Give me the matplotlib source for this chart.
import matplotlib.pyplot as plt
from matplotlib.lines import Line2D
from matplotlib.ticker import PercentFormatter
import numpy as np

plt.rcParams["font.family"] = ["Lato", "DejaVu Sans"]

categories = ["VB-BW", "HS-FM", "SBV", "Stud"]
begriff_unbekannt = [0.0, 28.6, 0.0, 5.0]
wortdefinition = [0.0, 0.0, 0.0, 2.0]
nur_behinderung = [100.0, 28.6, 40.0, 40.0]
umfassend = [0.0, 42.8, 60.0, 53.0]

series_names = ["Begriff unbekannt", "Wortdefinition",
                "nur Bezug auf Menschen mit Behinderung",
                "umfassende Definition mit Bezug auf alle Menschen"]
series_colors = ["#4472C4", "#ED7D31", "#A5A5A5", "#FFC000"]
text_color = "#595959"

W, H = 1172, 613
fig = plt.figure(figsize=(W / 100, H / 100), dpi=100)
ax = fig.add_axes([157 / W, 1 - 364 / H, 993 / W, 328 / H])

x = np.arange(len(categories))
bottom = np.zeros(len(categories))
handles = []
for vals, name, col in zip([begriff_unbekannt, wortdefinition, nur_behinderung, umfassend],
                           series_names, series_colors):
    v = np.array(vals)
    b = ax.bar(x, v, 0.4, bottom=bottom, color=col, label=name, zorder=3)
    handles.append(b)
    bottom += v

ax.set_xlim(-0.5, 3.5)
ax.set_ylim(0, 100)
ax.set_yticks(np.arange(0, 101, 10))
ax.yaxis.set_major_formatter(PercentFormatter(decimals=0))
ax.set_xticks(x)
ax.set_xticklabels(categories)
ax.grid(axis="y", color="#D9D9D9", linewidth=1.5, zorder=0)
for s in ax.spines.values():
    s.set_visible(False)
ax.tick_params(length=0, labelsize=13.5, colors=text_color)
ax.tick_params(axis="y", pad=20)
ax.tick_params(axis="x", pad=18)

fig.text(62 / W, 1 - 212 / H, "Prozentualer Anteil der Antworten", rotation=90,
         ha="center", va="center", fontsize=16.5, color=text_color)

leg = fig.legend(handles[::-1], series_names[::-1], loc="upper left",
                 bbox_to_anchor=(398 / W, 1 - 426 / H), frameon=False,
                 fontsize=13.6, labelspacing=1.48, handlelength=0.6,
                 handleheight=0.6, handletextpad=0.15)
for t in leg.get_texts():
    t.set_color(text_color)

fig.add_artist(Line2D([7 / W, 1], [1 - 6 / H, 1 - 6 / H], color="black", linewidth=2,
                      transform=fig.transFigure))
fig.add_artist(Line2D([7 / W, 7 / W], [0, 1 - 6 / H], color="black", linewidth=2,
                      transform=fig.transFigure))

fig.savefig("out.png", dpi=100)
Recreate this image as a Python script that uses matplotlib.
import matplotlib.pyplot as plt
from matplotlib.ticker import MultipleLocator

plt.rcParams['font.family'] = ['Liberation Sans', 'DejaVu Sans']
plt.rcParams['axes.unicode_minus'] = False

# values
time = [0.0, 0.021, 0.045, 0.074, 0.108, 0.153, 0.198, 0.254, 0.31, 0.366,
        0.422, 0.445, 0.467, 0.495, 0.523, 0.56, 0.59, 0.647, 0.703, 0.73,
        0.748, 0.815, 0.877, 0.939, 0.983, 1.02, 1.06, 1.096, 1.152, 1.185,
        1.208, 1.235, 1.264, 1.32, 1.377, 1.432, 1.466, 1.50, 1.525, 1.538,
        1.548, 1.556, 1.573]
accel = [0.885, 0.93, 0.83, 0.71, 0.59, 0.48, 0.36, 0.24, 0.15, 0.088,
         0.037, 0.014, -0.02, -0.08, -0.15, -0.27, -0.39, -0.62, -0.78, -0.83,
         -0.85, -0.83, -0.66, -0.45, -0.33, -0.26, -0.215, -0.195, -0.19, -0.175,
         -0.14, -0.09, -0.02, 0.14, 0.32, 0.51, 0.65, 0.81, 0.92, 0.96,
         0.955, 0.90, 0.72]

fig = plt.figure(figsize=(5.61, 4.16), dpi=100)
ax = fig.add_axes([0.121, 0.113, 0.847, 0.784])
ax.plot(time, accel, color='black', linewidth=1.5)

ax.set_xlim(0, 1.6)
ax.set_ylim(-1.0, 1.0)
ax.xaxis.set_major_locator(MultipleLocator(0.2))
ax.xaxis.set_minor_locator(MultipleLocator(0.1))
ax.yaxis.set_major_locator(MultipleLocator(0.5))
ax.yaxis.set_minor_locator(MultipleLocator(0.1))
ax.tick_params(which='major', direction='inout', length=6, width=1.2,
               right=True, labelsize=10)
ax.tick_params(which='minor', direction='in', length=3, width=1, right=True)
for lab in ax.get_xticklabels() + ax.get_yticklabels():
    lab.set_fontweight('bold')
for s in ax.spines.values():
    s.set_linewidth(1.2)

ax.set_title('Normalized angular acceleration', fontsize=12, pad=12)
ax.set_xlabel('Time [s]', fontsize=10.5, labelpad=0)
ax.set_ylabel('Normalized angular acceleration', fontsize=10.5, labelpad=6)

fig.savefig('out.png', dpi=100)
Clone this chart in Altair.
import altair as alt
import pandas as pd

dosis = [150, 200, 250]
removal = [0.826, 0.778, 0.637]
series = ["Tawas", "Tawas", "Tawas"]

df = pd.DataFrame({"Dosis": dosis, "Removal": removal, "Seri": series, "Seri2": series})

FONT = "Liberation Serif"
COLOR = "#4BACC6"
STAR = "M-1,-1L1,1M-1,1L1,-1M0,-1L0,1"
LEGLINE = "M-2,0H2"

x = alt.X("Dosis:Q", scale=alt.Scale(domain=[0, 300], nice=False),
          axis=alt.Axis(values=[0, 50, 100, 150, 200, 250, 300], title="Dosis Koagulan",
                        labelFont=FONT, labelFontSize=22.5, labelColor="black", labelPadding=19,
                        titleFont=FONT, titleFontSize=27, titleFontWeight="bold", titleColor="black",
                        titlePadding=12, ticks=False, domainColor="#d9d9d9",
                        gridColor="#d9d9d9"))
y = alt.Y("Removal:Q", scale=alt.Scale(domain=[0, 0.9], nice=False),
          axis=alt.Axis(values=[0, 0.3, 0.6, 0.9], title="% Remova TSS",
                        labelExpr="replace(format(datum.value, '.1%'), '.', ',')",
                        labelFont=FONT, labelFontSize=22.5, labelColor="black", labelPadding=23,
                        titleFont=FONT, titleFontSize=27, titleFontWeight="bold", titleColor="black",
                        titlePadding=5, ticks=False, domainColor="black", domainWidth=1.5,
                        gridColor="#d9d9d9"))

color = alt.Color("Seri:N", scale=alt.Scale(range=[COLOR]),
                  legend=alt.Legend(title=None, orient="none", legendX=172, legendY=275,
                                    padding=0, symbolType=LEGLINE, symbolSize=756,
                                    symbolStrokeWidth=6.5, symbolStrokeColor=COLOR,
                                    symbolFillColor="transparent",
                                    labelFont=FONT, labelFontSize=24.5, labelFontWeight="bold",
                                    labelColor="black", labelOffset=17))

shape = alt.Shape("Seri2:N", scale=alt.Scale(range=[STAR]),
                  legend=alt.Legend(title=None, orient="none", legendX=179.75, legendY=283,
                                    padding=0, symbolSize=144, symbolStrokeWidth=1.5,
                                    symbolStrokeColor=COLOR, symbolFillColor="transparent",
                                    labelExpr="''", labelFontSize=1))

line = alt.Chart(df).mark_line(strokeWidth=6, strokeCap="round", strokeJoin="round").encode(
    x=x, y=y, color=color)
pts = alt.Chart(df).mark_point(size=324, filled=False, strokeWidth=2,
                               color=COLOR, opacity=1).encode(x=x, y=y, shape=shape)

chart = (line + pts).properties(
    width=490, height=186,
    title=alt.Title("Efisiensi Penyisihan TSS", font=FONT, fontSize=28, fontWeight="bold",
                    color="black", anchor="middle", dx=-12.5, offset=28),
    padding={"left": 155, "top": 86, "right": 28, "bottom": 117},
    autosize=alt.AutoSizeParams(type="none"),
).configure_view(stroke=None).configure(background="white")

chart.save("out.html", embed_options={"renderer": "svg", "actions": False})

▸ **Directions for this task**: Retype only the lines running from the top of the listing to the line that holds "umfassend = [0.0, 42.8, 60.0, 53.0]", both ends included.

▸ **Result below**:
Give me the matplotlib source for this chart.
import matplotlib.pyplot as plt
from matplotlib.lines import Line2D
from matplotlib.ticker import PercentFormatter
import numpy as np

plt.rcParams["font.family"] = ["Lato", "DejaVu Sans"]

categories = ["VB-BW", "HS-FM", "SBV", "Stud"]
begriff_unbekannt = [0.0, 28.6, 0.0, 5.0]
wortdefinition = [0.0, 0.0, 0.0, 2.0]
nur_behinderung = [100.0, 28.6, 40.0, 40.0]
umfassend = [0.0, 42.8, 60.0, 53.0]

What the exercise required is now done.